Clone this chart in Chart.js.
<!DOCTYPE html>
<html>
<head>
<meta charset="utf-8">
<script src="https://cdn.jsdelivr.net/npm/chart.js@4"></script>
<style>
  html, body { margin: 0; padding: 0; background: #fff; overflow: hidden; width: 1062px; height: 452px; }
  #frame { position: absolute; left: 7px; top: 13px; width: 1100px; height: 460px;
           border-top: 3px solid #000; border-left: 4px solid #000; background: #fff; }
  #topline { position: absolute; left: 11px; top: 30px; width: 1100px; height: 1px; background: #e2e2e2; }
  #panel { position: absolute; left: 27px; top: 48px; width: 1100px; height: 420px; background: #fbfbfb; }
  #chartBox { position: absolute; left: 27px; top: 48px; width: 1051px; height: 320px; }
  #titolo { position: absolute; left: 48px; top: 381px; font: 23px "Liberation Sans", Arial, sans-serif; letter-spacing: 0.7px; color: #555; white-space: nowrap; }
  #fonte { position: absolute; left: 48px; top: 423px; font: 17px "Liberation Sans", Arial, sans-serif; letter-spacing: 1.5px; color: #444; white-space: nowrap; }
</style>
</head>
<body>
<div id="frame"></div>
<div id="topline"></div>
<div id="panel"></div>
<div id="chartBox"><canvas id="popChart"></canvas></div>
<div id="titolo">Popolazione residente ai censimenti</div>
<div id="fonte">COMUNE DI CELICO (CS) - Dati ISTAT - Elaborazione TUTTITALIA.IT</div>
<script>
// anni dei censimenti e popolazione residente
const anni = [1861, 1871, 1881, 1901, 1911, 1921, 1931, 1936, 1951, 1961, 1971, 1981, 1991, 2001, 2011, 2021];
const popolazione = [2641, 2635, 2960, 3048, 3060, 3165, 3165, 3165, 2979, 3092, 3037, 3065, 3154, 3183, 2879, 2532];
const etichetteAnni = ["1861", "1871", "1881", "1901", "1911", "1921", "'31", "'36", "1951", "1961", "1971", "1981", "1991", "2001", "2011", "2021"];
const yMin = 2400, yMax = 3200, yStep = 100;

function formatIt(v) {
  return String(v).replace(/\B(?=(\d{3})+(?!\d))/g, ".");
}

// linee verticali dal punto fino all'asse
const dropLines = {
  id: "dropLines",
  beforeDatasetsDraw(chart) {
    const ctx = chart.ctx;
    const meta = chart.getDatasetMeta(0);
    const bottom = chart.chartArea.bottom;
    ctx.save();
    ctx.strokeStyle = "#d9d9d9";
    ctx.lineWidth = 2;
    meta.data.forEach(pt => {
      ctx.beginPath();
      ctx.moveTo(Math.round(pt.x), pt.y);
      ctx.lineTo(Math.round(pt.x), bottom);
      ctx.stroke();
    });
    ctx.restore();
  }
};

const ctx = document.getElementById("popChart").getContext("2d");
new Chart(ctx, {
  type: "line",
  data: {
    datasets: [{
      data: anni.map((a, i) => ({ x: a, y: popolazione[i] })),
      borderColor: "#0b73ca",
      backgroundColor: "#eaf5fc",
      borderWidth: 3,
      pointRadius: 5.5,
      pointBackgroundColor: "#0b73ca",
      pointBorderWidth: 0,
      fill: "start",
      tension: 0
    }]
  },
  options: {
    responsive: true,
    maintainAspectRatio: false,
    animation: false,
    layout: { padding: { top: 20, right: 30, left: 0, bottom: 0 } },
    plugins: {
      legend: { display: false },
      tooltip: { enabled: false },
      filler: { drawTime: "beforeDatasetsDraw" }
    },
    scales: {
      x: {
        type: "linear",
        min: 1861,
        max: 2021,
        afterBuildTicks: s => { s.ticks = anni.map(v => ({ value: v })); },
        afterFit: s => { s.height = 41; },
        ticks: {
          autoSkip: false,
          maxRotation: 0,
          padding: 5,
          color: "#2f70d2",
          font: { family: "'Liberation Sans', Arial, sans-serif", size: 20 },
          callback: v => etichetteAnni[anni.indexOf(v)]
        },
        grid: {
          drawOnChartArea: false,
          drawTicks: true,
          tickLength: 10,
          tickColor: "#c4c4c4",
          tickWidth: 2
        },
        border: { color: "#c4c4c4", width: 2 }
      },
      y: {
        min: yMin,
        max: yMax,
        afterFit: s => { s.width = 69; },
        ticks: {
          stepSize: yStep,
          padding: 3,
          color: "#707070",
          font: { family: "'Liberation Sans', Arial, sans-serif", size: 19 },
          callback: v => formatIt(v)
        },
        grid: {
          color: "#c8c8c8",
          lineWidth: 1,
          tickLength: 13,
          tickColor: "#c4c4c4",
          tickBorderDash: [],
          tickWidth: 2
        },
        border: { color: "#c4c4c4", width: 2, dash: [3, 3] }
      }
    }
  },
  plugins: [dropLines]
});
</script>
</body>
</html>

...

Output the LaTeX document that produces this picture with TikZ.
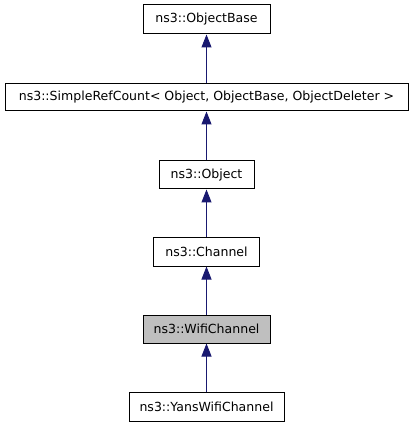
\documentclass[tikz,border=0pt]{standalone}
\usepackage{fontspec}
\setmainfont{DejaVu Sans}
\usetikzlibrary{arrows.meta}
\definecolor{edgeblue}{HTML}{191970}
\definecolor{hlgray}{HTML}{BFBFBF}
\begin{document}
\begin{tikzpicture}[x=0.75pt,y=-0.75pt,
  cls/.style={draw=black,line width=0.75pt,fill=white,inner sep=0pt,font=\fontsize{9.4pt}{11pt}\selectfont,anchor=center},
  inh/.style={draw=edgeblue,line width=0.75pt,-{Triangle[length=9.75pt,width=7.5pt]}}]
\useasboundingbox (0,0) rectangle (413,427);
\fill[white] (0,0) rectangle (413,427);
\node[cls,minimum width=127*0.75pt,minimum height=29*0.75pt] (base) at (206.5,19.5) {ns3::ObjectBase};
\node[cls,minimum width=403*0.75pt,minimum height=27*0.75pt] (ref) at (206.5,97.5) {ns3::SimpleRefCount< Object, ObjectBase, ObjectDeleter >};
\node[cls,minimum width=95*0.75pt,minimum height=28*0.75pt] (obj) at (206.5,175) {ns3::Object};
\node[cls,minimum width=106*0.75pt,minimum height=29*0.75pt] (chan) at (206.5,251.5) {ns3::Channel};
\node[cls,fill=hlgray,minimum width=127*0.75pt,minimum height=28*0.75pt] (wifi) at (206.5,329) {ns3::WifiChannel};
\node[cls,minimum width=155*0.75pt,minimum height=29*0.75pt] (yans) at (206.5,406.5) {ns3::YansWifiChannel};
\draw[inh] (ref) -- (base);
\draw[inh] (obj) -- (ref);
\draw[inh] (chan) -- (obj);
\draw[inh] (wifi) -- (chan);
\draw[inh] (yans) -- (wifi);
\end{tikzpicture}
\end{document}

--

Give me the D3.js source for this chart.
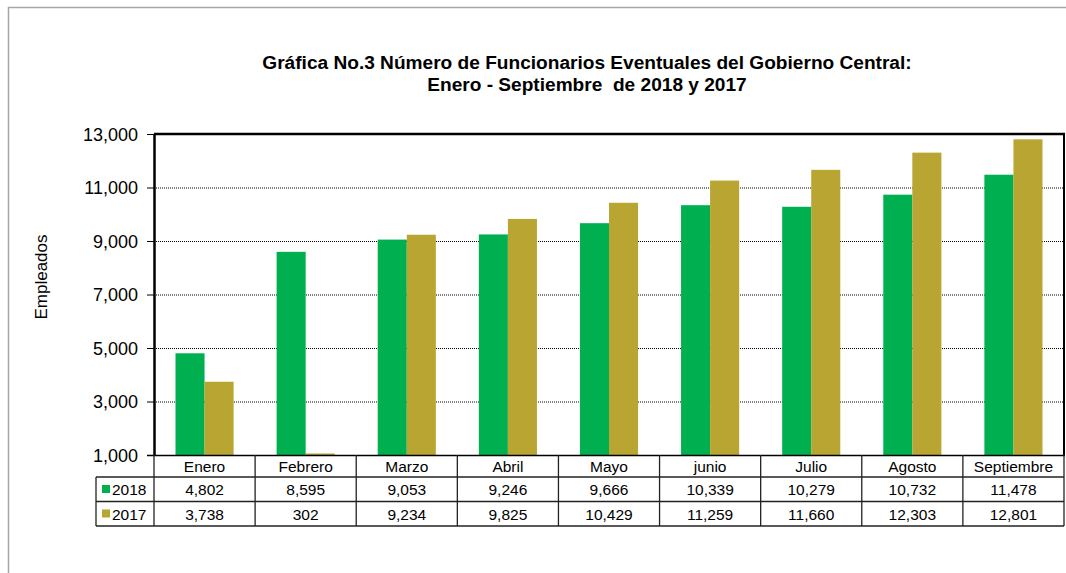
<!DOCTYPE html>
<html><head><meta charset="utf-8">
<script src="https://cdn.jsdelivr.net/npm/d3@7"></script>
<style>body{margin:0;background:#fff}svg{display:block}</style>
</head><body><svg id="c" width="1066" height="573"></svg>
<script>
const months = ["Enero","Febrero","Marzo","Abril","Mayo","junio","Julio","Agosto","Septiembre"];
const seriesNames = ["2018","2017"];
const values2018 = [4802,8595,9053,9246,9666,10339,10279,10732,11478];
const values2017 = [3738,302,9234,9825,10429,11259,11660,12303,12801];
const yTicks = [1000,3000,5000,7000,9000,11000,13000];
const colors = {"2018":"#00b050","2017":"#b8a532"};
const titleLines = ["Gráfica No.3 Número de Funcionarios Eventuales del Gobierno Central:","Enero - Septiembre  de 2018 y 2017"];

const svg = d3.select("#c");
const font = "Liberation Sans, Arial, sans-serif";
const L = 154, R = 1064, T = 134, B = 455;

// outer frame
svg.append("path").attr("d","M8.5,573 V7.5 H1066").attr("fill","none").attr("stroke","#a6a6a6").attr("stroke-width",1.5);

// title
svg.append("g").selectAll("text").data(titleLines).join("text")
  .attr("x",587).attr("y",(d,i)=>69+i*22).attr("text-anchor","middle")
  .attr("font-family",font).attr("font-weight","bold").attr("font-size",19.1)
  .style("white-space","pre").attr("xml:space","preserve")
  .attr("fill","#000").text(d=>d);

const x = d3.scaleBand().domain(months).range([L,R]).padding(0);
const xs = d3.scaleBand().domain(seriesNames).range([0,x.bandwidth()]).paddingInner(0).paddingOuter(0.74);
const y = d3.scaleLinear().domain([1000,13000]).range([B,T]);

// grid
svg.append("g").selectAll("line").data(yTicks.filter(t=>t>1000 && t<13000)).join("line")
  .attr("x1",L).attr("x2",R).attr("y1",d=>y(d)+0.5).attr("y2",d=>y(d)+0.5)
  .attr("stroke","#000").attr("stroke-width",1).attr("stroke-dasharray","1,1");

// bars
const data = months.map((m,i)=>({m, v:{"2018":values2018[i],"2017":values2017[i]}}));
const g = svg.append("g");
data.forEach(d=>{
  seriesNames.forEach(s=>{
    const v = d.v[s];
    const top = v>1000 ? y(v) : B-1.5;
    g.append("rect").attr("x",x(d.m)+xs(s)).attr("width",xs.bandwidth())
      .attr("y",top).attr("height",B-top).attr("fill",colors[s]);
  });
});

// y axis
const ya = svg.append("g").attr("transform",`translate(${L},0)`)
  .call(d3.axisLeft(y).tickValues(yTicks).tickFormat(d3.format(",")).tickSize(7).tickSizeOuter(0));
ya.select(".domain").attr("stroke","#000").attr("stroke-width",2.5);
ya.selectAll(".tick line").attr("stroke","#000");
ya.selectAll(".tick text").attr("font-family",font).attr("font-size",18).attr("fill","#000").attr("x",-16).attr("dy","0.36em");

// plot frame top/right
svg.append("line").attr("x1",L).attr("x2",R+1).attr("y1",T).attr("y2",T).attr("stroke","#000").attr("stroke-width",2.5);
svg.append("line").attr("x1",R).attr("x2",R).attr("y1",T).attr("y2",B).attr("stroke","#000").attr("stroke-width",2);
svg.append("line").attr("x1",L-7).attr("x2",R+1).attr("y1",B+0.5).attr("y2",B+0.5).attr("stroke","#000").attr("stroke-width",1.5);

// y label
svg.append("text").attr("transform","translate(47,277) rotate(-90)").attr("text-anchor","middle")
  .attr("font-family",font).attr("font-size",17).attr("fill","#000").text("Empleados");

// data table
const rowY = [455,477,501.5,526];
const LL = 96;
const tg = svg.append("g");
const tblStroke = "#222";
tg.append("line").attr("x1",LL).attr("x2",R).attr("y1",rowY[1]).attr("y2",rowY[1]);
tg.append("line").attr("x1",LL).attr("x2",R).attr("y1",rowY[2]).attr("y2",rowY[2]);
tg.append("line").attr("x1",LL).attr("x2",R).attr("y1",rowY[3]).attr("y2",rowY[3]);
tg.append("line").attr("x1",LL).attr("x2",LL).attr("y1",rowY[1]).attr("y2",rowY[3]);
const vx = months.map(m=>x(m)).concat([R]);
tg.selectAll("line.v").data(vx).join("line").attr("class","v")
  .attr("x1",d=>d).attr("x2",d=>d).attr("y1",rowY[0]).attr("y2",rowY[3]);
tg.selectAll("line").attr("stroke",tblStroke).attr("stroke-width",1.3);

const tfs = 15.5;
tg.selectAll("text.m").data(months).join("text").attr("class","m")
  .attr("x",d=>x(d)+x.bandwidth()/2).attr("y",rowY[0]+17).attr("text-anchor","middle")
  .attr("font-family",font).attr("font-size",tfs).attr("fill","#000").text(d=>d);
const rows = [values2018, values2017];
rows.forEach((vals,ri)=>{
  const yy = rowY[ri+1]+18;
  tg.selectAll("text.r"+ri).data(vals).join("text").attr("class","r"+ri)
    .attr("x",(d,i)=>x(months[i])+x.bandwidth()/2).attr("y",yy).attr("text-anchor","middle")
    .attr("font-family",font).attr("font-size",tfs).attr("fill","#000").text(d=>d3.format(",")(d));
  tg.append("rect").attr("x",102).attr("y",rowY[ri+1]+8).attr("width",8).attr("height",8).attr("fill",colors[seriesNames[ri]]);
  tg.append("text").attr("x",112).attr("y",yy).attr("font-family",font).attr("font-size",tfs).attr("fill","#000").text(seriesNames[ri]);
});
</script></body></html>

What is needed:
Go to the line that contains "Give me the D3.js source for this chart." and copy from there down to the line that contains "const L = 154, R = 1064, T = 134, B = 455;", with both lines included. Pass over the pictures.

Task result:
Give me the D3.js source for this chart.
<!DOCTYPE html>
<html><head><meta charset="utf-8">
<script src="https://cdn.jsdelivr.net/npm/d3@7"></script>
<style>body{margin:0;background:#fff}svg{display:block}</style>
</head><body><svg id="c" width="1066" height="573"></svg>
<script>
const months = ["Enero","Febrero","Marzo","Abril","Mayo","junio","Julio","Agosto","Septiembre"];
const seriesNames = ["2018","2017"];
const values2018 = [4802,8595,9053,9246,9666,10339,10279,10732,11478];
const values2017 = [3738,302,9234,9825,10429,11259,11660,12303,12801];
const yTicks = [1000,3000,5000,7000,9000,11000,13000];
const colors = {"2018":"#00b050","2017":"#b8a532"};
const titleLines = ["Gráfica No.3 Número de Funcionarios Eventuales del Gobierno Central:","Enero - Septiembre  de 2018 y 2017"];

const svg = d3.select("#c");
const font = "Liberation Sans, Arial, sans-serif";
const L = 154, R = 1064, T = 134, B = 455;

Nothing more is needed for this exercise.